Set task: Copy every line of the records below where the word "draw" occurs.

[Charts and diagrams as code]
+ + + +
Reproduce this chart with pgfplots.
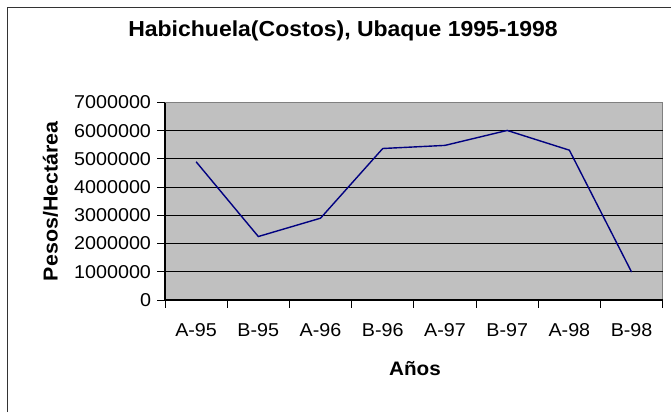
\documentclass[border=0pt]{standalone}
\usepackage{fontspec}
\setmainfont{Liberation Sans}[FakeStretch=1.06]
\usepackage{pgfplots}
\pgfplotsset{compat=1.18}
\definecolor{plotgray}{HTML}{C0C0C0}
\definecolor{navyline}{HTML}{000080}
\begin{document}
\begin{tikzpicture}[x=1bp,y=1bp]
\draw[line width=1.5bp, black!80] (-157.5,-112) -- (-157.5,292.5) -- (506,292.5);
\begin{axis}[
  at={(0bp,0bp)}, anchor=south west,
  scale only axis, width=497.7bp, height=197.5bp,
  xmin=-0.5, xmax=7.5, ymin=0, ymax=7000000,
  axis x line*=bottom, axis y line*=left,
  axis line style={black, line width=1.1bp, -},
  axis background/.style={fill=plotgray, draw=gray, line width=0.8bp},
  xtick={-0.5,0.5,...,7.5},
  xticklabels={A-95,B-95,A-96,B-96,A-97,B-97,A-98,B-98},
  x tick label as interval,
  ytick={0,1000000,2000000,3000000,4000000,5000000,6000000},
  yticklabels={0,1000000,2000000,3000000,4000000,5000000,6000000},
  extra y ticks={7000000}, extra y tick labels={7000000},
  extra y tick style={grid=none},
  scaled y ticks=false,
  ymajorgrids, major grid style={black, line width=0.9bp},
  tick align=outside, major tick length=7.5bp,
  tick style={black, line width=0.9bp},
  ticklabel style={font=\fontsize{18.6bp}{22bp}\selectfont},
  yticklabel style={xshift=-3bp},
  xticklabel style={yshift=-12bp},
  title={Habichuela(Costos), Ubaque 1995-1998},
  title style={at={(0.3577,1.3316)}, anchor=center, font=\bfseries\fontsize{21.7bp}{25bp}\selectfont},
  xlabel={Años},
  xlabel style={at={(0.5023,-0.349)}, anchor=center, font=\bfseries\fontsize{19.5bp}{23bp}\selectfont},
  ylabel={Pesos/Hectárea},
  ylabel style={at={(-0.230,0.5)}, anchor=center, font=\bfseries\fontsize{20.2bp}{23bp}\selectfont},
  clip=false,
]
\addplot[navyline, line width=1.4bp] coordinates {
(0,4900000) (1,2250000) (2,2900000) (3,5370000) (4,5480000) (5,6010000) (6,5310000) (7,990000)
};
\end{axis}
\pgfresetboundingbox
\path[use as bounding box] (-165,-112) rectangle (506,300);
\end{tikzpicture}
\end{document}
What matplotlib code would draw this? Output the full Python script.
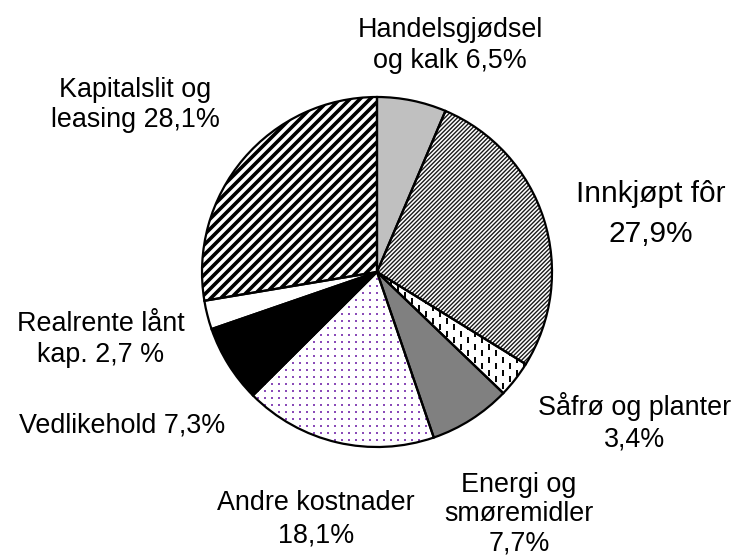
import numpy as np
import matplotlib
matplotlib.use("Agg")
import matplotlib.pyplot as plt
from matplotlib.collections import LineCollection

# cost shares (%) clockwise from 12 o'clock
categories = ["Handelsgjødsel\nog kalk 6,5%", "Innkjøpt fôr\n27,9%", "Såfrø og planter\n3,4%",
              "Energi og\nsmøremidler\n7,7%", "Andre kostnader\n18,1%", "Vedlikehold 7,3%",
              "Realrente lånt\nkap. 2,7 %", "Kapitalslit og\nleasing 28,1%"]
values = [6.5, 27.9, 3.4, 7.7, 18.1, 7.3, 2.7, 28.1]

fills = ["#c0c0c0", "white", "white", "#808080", "white", "black", "white", "white"]

plt.rcParams['font.family'] = ['Liberation Sans', 'DejaVu Sans']

W, H = 741, 560
fig = plt.figure(figsize=(W / 100, H / 100), dpi=100)
ax = fig.add_axes([0, 0, 1, 1])

cx, cy, r = 377, H - 272, 175

wedges, _ = ax.pie(values, colors=fills, startangle=90, counterclock=False,
                   center=(cx, cy), radius=r, frame=True,
                   wedgeprops=dict(linewidth=0, zorder=1))


def stripes(wedge, step, lw, color):
    segs = [[(cx - r - 400 + c, cy - r - 400), (cx + r + 400 + c, cy + r + 400)]
            for c in np.arange(-2 * r - 400, 2 * r + 400, step)]
    lc = LineCollection(segs, colors=color, linewidths=lw, zorder=2)
    ax.add_collection(lc)
    lc.set_clip_path(wedge)


def dashes(wedge, dx, dy, length, lw):
    segs = []
    for i, x in enumerate(np.arange(cx - r, cx + r, dx)):
        off = (dy / 2) * (i % 2)
        for y in np.arange(cy - r + off, cy + r, dy):
            segs.append([(x, y), (x, y + length)])
    lc = LineCollection(segs, colors='black', linewidths=lw, zorder=2)
    ax.add_collection(lc)
    lc.set_clip_path(wedge)


def dots(wedge, step, color):
    xs, ys = np.meshgrid(np.arange(cx - r, cx + r, step), np.arange(cy - r, cy + r, step))
    sc = ax.scatter(xs.ravel(), ys.ravel(), s=1.8, c=color, marker='s', linewidths=0, zorder=2)
    sc.set_clip_path(wedge)


stripes(wedges[1], 4.2, 1.0, '#1a1a1a')
dashes(wedges[2], 7, 13, 6, 1.4)
dots(wedges[4], 7, '#8a4bb8')
stripes(wedges[7], 10, 2.6, 'black')

# outlines on top
ax.pie(values, colors=['none'] * len(values), startangle=90, counterclock=False,
       center=(cx, cy), radius=r, frame=True,
       wedgeprops=dict(linewidth=1.6, edgecolor='black', zorder=3))
ax.set_xlim(0, W)
ax.set_ylim(0, H)
ax.set_aspect('equal')
ax.axis('off')

# label placement: centre x, first baseline (pixels from top), line step
label_pos = [(450, 37, 31), (651, 202, 40), (635, 415, 31), (519, 492, 29),
             (316, 510, 32), (122, 432, 0), (101, 331, 31), (135, 97, 30)]
for i, (text, (lx, ly, step)) in enumerate(zip(categories, label_pos)):
    size = 21.5 if i == 1 else 19.4
    for j, line in enumerate(text.split("\n")):
        ax.text(lx, H - (ly + j * step), line, ha='center', va='baseline',
                fontsize=size, color='black')

fig.savefig("out.png", dpi=100)
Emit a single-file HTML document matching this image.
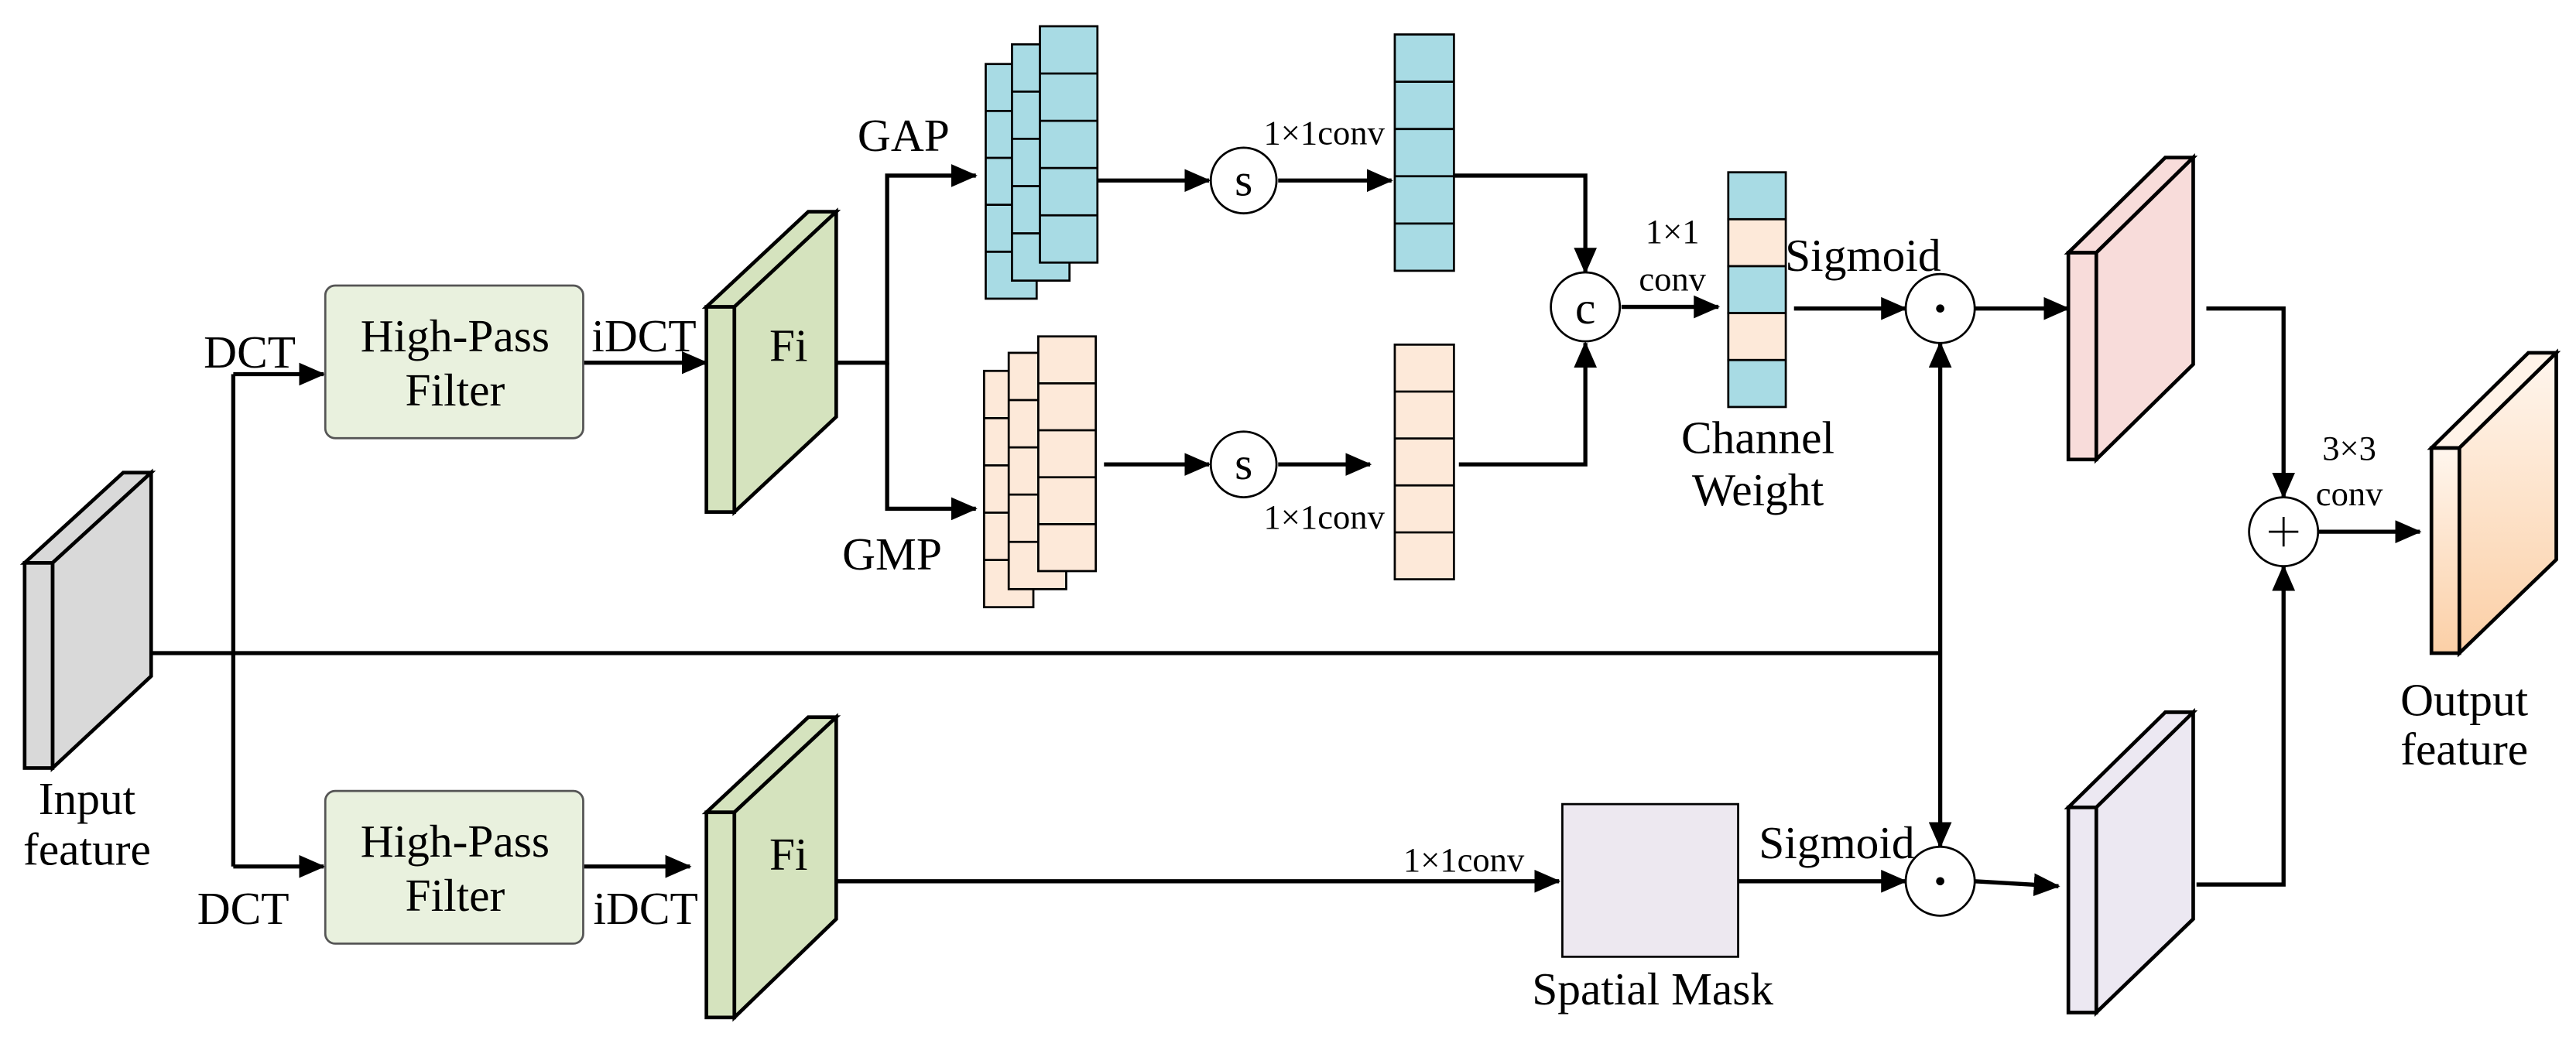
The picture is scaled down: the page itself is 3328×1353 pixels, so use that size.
<!DOCTYPE html>
<html><head><meta charset="utf-8"><style>
html,body{margin:0;padding:0;background:#fff;}
svg{display:block;}
text{font-family:"Liberation Serif","Times New Roman","DejaVu Serif",serif;fill:#000;}
</style></head><body>
<svg width="3328" height="1353" viewBox="0 0 1568 638" preserveAspectRatio="none" xmlns="http://www.w3.org/2000/svg">
<defs>
<marker id="a" markerUnits="userSpaceOnUse" markerWidth="16" markerHeight="14" refX="15" refY="7" orient="auto">
<path d="M0,0 L16,7 L0,14 Z" fill="#000"/>
</marker>
<linearGradient id="og" x1="0" y1="0" x2="0" y2="1">
<stop offset="0" stop-color="#fff6ee"/><stop offset="1" stop-color="#fbcfa6"/>
</linearGradient>
</defs>
<g stroke="#000" stroke-width="2.5" fill="none">
<path d="M92,398 H1181"/>
<path d="M142,228 V528"/>
<path d="M142,228 H197" marker-end="url(#a)"/>
<path d="M142,528 H197" marker-end="url(#a)"/>
<path d="M355,221 H430" marker-end="url(#a)"/>
<path d="M355,528 H420" marker-end="url(#a)"/>
<path d="M509,221 H540 V107 H594" marker-end="url(#a)"/>
<path d="M540,221 V310 H594" marker-end="url(#a)"/>
<path d="M668,110 H736" marker-end="url(#a)"/>
<path d="M672,283 H736" marker-end="url(#a)"/>
<path d="M778,110 H847" marker-end="url(#a)"/>
<path d="M778,283 H834" marker-end="url(#a)"/>
<path d="M885,107 H965 V166" marker-end="url(#a)"/>
<path d="M888,283 H965 V209" marker-end="url(#a)"/>
<path d="M987,187 H1046" marker-end="url(#a)"/>
<path d="M1092,188 H1160" marker-end="url(#a)"/>
<path d="M1202,188 H1259" marker-end="url(#a)"/>
<path d="M1181,398 V209" marker-end="url(#a)"/>
<path d="M1181,398 V516" marker-end="url(#a)"/>
<path d="M1343,188 H1390 V303" marker-end="url(#a)"/>
<path d="M1337,539 H1390 V345" marker-end="url(#a)"/>
<path d="M1411,324 H1473" marker-end="url(#a)"/>
<path d="M509,537 H949" marker-end="url(#a)"/>
<path d="M1058,537 H1160" marker-end="url(#a)"/>
<path d="M1202,537 L1253,540" marker-end="url(#a)"/>
</g>
<g stroke="#000" stroke-width="2.2">
<polygon points="15,343 75,288 92,288 32,343" fill="#d9d9d9"/>
<polygon points="32,343 92,288 92,412 32,468" fill="#d9d9d9"/>
<rect x="15" y="343" width="17" height="125" fill="#d9d9d9"/>
<polygon points="430,187 492,129 509,129 447,187" fill="#d5e3be"/>
<polygon points="447,187 509,129 509,254 447,312" fill="#d5e3be"/>
<rect x="430" y="187" width="17" height="125" fill="#d5e3be"/>
<polygon points="430,495 492,437 509,437 447,495" fill="#d5e3be"/>
<polygon points="447,495 509,437 509,560 447,620" fill="#d5e3be"/>
<rect x="430" y="495" width="17" height="125" fill="#d5e3be"/>
<polygon points="1259,154 1318,96 1335,96 1276,154" fill="#f8dcda"/>
<polygon points="1276,154 1335,96 1335,222 1276,280" fill="#f8dcda"/>
<rect x="1259" y="154" width="17" height="126" fill="#f8dcda"/>
<polygon points="1259,492 1318,434 1335,434 1276,492" fill="#ece8f2"/>
<polygon points="1276,492 1335,434 1335,560 1276,617" fill="#ece8f2"/>
<rect x="1259" y="492" width="17" height="125" fill="#ece8f2"/>
<polygon points="1480,273 1539,215 1556,215 1497,273" fill="#fff3e8"/>
<polygon points="1497,273 1556,215 1556,341 1497,398" fill="url(#og)"/>
<rect x="1480" y="273" width="17" height="125" fill="url(#og)"/>
</g>
<g stroke="#000" stroke-width="1.3">
<rect x="198" y="174" width="157" height="93" rx="6" fill="#e9f1de" stroke="#555"/>
<rect x="198" y="482" width="157" height="93" rx="6" fill="#e9f1de" stroke="#555"/>
<g fill="#a8dbe4">
<rect x="600" y="39" width="31" height="143"/>
<path d="M600,67.6 H631 M600,96.2 H631 M600,124.8 H631 M600,153.4 H631" fill="none"/>
<rect x="616" y="27" width="35" height="144"/>
<path d="M616,55.8 H651 M616,84.6 H651 M616,113.4 H651 M616,142.2 H651" fill="none"/>
<rect x="633" y="16" width="35" height="144"/>
<path d="M633,44.8 H668 M633,73.6 H668 M633,102.4 H668 M633,131.2 H668" fill="none"/>
<rect x="849" y="21" width="36" height="144"/>
<path d="M849,49.8 H885 M849,78.6 H885 M849,107.4 H885 M849,136.2 H885" fill="none"/>
</g>
<g fill="#fde9d9">
<rect x="599" y="226" width="30" height="144"/>
<path d="M599,254.8 H629 M599,283.6 H629 M599,312.4 H629 M599,341.2 H629" fill="none"/>
<rect x="614" y="215" width="35" height="144"/>
<path d="M614,243.8 H649 M614,272.6 H649 M614,301.4 H649 M614,330.2 H649" fill="none"/>
<rect x="632" y="205" width="35" height="143"/>
<path d="M632,233.6 H667 M632,262.2 H667 M632,290.8 H667 M632,319.4 H667" fill="none"/>
<rect x="849" y="210" width="36" height="143"/>
<path d="M849,238.6 H885 M849,267.2 H885 M849,295.8 H885 M849,324.4 H885" fill="none"/>
</g>
<rect x="1052" y="105" width="35" height="28.6" fill="#a8dbe4"/>
<rect x="1052" y="133.6" width="35" height="28.6" fill="#fde9d9"/>
<rect x="1052" y="162.2" width="35" height="28.6" fill="#a8dbe4"/>
<rect x="1052" y="190.8" width="35" height="28.6" fill="#fde9d9"/>
<rect x="1052" y="219.4" width="35" height="28.6" fill="#a8dbe4"/>
<rect x="951" y="490" width="107" height="93" fill="#ede8f0"/>
<g fill="#fff">
<circle cx="757" cy="110" r="20"/>
<circle cx="757" cy="283" r="20"/>
<circle cx="965" cy="187" r="21"/>
<circle cx="1181" cy="188" r="21"/>
<circle cx="1181" cy="537" r="21"/>
<circle cx="1390" cy="324" r="21"/>
</g>
</g>
<circle cx="1181" cy="188" r="2.5" fill="#000"/>
<circle cx="1181" cy="537" r="2.5" fill="#000"/>
<path d="M1381,324 H1399 M1390,315 V333" stroke="#000" stroke-width="1.3"/>
<g font-size="28" text-anchor="middle" font-family="Liberation Serif, serif">
<text x="757" y="119">s</text>
<text x="757" y="292">s</text>
<text x="965" y="197">c</text>
<text x="277" y="214">High-Pass</text>
<text x="277" y="247">Filter</text>
<text x="277" y="522">High-Pass</text>
<text x="277" y="555">Filter</text>
<text x="480" y="220">Fi</text>
<text x="480" y="530">Fi</text>
<text x="152" y="224">DCT</text>
<text x="148" y="563">DCT</text>
<text x="392" y="214">iDCT</text>
<text x="393" y="563">iDCT</text>
<text x="550" y="92">GAP</text>
<text x="543" y="347">GMP</text>
<text x="53" y="496">Input</text>
<text x="53" y="527">feature</text>
<text x="1070" y="276">Channel</text>
<text x="1070" y="308">Weight</text>
<text x="1134" y="165">Sigmoid</text>
<text x="1118" y="523">Sigmoid</text>
<text x="1006" y="612">Spatial Mask</text>
<text x="1500" y="436">Output</text>
<text x="1500" y="466">feature</text>
</g>
<g font-size="21" text-anchor="middle" font-family="Liberation Serif, serif">
<text x="806" y="88">1×1conv</text>
<text x="806" y="322">1×1conv</text>
<text x="891" y="531">1×1conv</text>
<text x="1018" y="148">1×1</text>
<text x="1018" y="177">conv</text>
<text x="1430" y="280">3×3</text>
<text x="1430" y="308">conv</text>
</g>
</svg>
</body></html>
+ + + +
Finished answer:
\draw[line width=1.5bp, black!80] (-157.5,-112) -- (-157.5,292.5) -- (506,292.5);
  axis background/.style={fill=plotgray, draw=gray, line width=0.8bp},
What matplotlib code would draw this? Output the full Python script.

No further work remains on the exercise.